The week of the 9th-13th of November marks Mental Health Week on campus. Katie Quinlan is on hand to remind us all why it is so important.
So it’s Mental Health week again here in UCC and we have a week packed full of events to keep you smiling and informed.
The theme of the week is resilience and coping, while we all realise the importance of talking we need to work on coping and pushing forward. This week we have Mental Health discussions with TDs, resilience workshops, obstacle courses and lots more and we would really love for you all to involved.

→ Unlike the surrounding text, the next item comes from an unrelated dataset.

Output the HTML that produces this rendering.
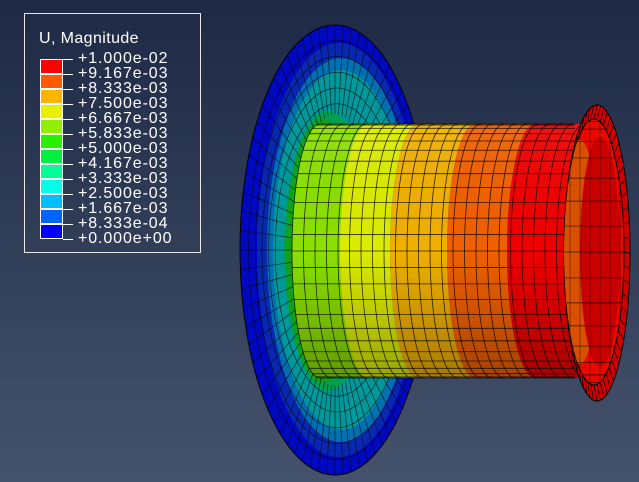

I’ve always been quite open with my own struggle with mental health issues. I think it’s important to be as honest as possible about these things. At times, I am the most anxious, paranoid and self conscious person you’ll meet. I doubt myself, I question my choices and I question why I am surrounded by so many amazing people when I’m such a mess. I’m not disclosing all this here for pity or attention, I just want people to realise that it’s so normal to have these negative feelings. I’ve had people approach me and tell I’m the most self assured person they’ve ever met, secretly I’m thinking “if they only knew what my bad days are like.”
Talking and mindfulness are my methods and I use them constantly. This week is about finding ways to keep your head happy, it’s about understanding that we all battle demons and it’s about normalising the conversation around mental health. The statistic is one in five, that means that one in five people will suffer with mental health difficulties. That’s an important thing to remember but in my opinion we all battle demons at times. We all have crap weeks where we don’t want to do anything, we all have that Sunday where we don’t want to go back to college. We can teach ourselves to spot these feelings and do our best to now allow them take over our lives.
I’ll leave you with some wisdom I recently shared in a Self Care session at class rep training, which I borrowed heavily from Bressie:
- Figure out what stresses you out and ask yourself can it managed? Can it be prevented? Does it need this much head space?
- When you lie down in bed at night or in the morning say 30 thank yous. To thirty things or people in your life.
- Have compassion for yourself. You’re only human, you can make mistakes and live to fight another day. Also know when to commend yourself, you do great things all the time so make sure to remind yourself.
- And finally, remove toxicity from your life. You’ll never be happy if you continue to judge others so stop doing it. You’ll also never be happy if you allow toxic people a place in your head. Surround yourself with as much positivyt as possible.
As always I’m here if you need me. MIND YOUR MIND, cos you’re all very important.